To do: Leave out the images and repeat the listing below without a single change.

Source material:

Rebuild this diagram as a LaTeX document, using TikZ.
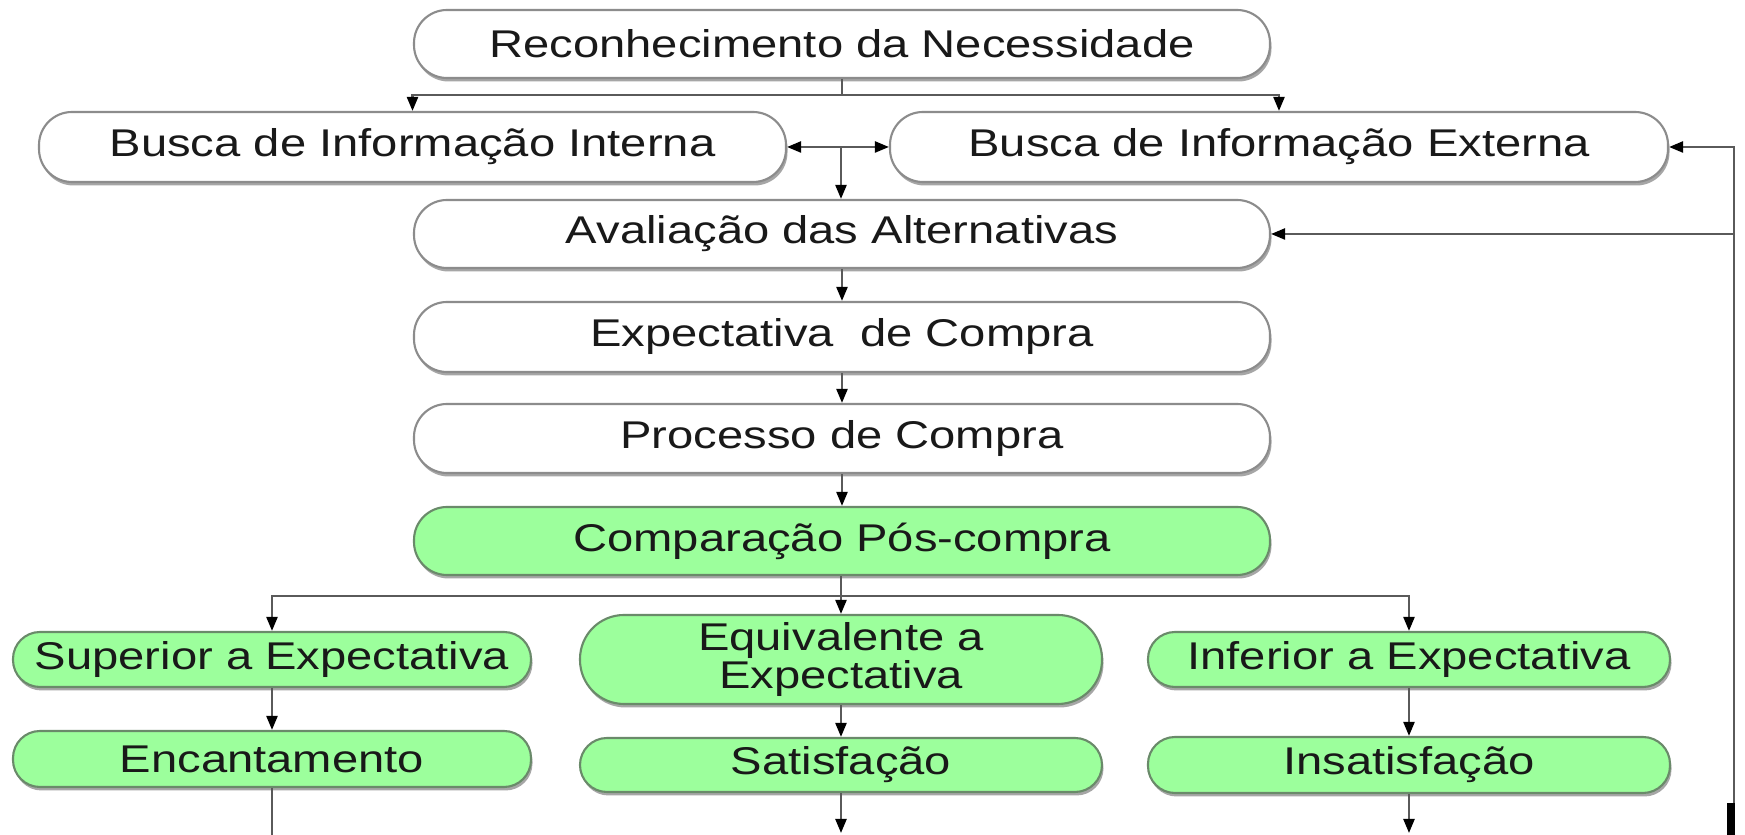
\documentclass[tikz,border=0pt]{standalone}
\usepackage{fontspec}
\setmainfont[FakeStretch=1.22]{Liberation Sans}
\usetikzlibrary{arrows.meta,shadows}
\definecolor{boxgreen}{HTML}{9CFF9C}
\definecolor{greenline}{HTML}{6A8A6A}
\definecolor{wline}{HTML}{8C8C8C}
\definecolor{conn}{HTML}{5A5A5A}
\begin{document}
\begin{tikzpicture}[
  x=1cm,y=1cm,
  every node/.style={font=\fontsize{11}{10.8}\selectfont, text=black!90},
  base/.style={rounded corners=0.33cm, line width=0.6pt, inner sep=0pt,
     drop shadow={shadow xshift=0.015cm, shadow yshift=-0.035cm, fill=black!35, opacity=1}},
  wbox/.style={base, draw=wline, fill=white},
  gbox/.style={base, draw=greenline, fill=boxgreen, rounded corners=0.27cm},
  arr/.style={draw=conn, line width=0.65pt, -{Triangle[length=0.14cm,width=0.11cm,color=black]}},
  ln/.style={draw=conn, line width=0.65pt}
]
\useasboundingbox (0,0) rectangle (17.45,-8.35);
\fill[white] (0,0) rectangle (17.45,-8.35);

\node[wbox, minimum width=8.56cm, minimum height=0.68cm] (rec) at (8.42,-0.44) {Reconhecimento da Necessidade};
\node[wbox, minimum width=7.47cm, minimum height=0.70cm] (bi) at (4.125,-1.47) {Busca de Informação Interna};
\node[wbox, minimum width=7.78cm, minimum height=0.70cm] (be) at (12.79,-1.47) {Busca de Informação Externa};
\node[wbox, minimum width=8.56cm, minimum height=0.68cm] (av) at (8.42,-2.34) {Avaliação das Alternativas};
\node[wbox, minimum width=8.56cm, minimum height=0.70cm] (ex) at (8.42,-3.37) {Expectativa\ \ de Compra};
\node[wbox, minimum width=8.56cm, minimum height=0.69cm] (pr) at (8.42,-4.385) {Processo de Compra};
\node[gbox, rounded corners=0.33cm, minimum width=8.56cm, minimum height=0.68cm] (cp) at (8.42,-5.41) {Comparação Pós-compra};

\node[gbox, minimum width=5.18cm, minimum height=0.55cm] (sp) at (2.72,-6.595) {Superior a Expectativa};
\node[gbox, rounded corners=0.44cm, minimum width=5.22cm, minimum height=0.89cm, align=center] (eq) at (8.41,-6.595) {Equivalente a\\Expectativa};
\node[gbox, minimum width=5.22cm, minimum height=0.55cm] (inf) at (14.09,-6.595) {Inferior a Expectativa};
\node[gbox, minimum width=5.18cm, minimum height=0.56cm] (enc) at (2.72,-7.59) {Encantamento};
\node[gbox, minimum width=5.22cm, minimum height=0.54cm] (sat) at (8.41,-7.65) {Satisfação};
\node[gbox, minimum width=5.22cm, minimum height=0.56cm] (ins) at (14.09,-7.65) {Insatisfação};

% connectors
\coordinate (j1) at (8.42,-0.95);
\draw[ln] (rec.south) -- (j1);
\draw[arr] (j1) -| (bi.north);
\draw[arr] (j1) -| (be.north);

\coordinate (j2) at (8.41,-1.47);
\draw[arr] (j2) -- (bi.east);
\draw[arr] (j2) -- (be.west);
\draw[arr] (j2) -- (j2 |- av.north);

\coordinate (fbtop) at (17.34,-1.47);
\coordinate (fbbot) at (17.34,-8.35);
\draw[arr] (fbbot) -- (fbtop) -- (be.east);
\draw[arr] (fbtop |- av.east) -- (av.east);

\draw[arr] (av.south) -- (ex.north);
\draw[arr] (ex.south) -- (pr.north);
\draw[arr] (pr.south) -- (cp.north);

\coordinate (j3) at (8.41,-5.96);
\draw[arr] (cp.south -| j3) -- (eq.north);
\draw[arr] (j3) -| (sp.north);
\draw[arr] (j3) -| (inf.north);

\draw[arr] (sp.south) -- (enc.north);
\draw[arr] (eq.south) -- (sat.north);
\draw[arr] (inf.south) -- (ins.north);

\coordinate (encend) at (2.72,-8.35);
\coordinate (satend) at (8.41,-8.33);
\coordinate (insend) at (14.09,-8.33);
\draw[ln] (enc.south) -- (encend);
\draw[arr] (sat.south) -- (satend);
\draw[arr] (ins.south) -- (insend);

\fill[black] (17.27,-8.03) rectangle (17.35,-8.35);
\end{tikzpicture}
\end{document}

The solution:
Rebuild this diagram as a LaTeX document, using TikZ.
\documentclass[tikz,border=0pt]{standalone}
\usepackage{fontspec}
\setmainfont[FakeStretch=1.22]{Liberation Sans}
\usetikzlibrary{arrows.meta,shadows}
\definecolor{boxgreen}{HTML}{9CFF9C}
\definecolor{greenline}{HTML}{6A8A6A}
\definecolor{wline}{HTML}{8C8C8C}
\definecolor{conn}{HTML}{5A5A5A}
\begin{document}
\begin{tikzpicture}[
  x=1cm,y=1cm,
  every node/.style={font=\fontsize{11}{10.8}\selectfont, text=black!90},
  base/.style={rounded corners=0.33cm, line width=0.6pt, inner sep=0pt,
     drop shadow={shadow xshift=0.015cm, shadow yshift=-0.035cm, fill=black!35, opacity=1}},
  wbox/.style={base, draw=wline, fill=white},
  gbox/.style={base, draw=greenline, fill=boxgreen, rounded corners=0.27cm},
  arr/.style={draw=conn, line width=0.65pt, -{Triangle[length=0.14cm,width=0.11cm,color=black]}},
  ln/.style={draw=conn, line width=0.65pt}
]
\useasboundingbox (0,0) rectangle (17.45,-8.35);
\fill[white] (0,0) rectangle (17.45,-8.35);

\node[wbox, minimum width=8.56cm, minimum height=0.68cm] (rec) at (8.42,-0.44) {Reconhecimento da Necessidade};
\node[wbox, minimum width=7.47cm, minimum height=0.70cm] (bi) at (4.125,-1.47) {Busca de Informação Interna};
\node[wbox, minimum width=7.78cm, minimum height=0.70cm] (be) at (12.79,-1.47) {Busca de Informação Externa};
\node[wbox, minimum width=8.56cm, minimum height=0.68cm] (av) at (8.42,-2.34) {Avaliação das Alternativas};
\node[wbox, minimum width=8.56cm, minimum height=0.70cm] (ex) at (8.42,-3.37) {Expectativa\ \ de Compra};
\node[wbox, minimum width=8.56cm, minimum height=0.69cm] (pr) at (8.42,-4.385) {Processo de Compra};
\node[gbox, rounded corners=0.33cm, minimum width=8.56cm, minimum height=0.68cm] (cp) at (8.42,-5.41) {Comparação Pós-compra};

\node[gbox, minimum width=5.18cm, minimum height=0.55cm] (sp) at (2.72,-6.595) {Superior a Expectativa};
\node[gbox, rounded corners=0.44cm, minimum width=5.22cm, minimum height=0.89cm, align=center] (eq) at (8.41,-6.595) {Equivalente a\\Expectativa};
\node[gbox, minimum width=5.22cm, minimum height=0.55cm] (inf) at (14.09,-6.595) {Inferior a Expectativa};
\node[gbox, minimum width=5.18cm, minimum height=0.56cm] (enc) at (2.72,-7.59) {Encantamento};
\node[gbox, minimum width=5.22cm, minimum height=0.54cm] (sat) at (8.41,-7.65) {Satisfação};
\node[gbox, minimum width=5.22cm, minimum height=0.56cm] (ins) at (14.09,-7.65) {Insatisfação};

% connectors
\coordinate (j1) at (8.42,-0.95);
\draw[ln] (rec.south) -- (j1);
\draw[arr] (j1) -| (bi.north);
\draw[arr] (j1) -| (be.north);

\coordinate (j2) at (8.41,-1.47);
\draw[arr] (j2) -- (bi.east);
\draw[arr] (j2) -- (be.west);
\draw[arr] (j2) -- (j2 |- av.north);

\coordinate (fbtop) at (17.34,-1.47);
\coordinate (fbbot) at (17.34,-8.35);
\draw[arr] (fbbot) -- (fbtop) -- (be.east);
\draw[arr] (fbtop |- av.east) -- (av.east);

\draw[arr] (av.south) -- (ex.north);
\draw[arr] (ex.south) -- (pr.north);
\draw[arr] (pr.south) -- (cp.north);

\coordinate (j3) at (8.41,-5.96);
\draw[arr] (cp.south -| j3) -- (eq.north);
\draw[arr] (j3) -| (sp.north);
\draw[arr] (j3) -| (inf.north);

\draw[arr] (sp.south) -- (enc.north);
\draw[arr] (eq.south) -- (sat.north);
\draw[arr] (inf.south) -- (ins.north);

\coordinate (encend) at (2.72,-8.35);
\coordinate (satend) at (8.41,-8.33);
\coordinate (insend) at (14.09,-8.33);
\draw[ln] (enc.south) -- (encend);
\draw[arr] (sat.south) -- (satend);
\draw[arr] (ins.south) -- (insend);

\fill[black] (17.27,-8.03) rectangle (17.35,-8.35);
\end{tikzpicture}
\end{document}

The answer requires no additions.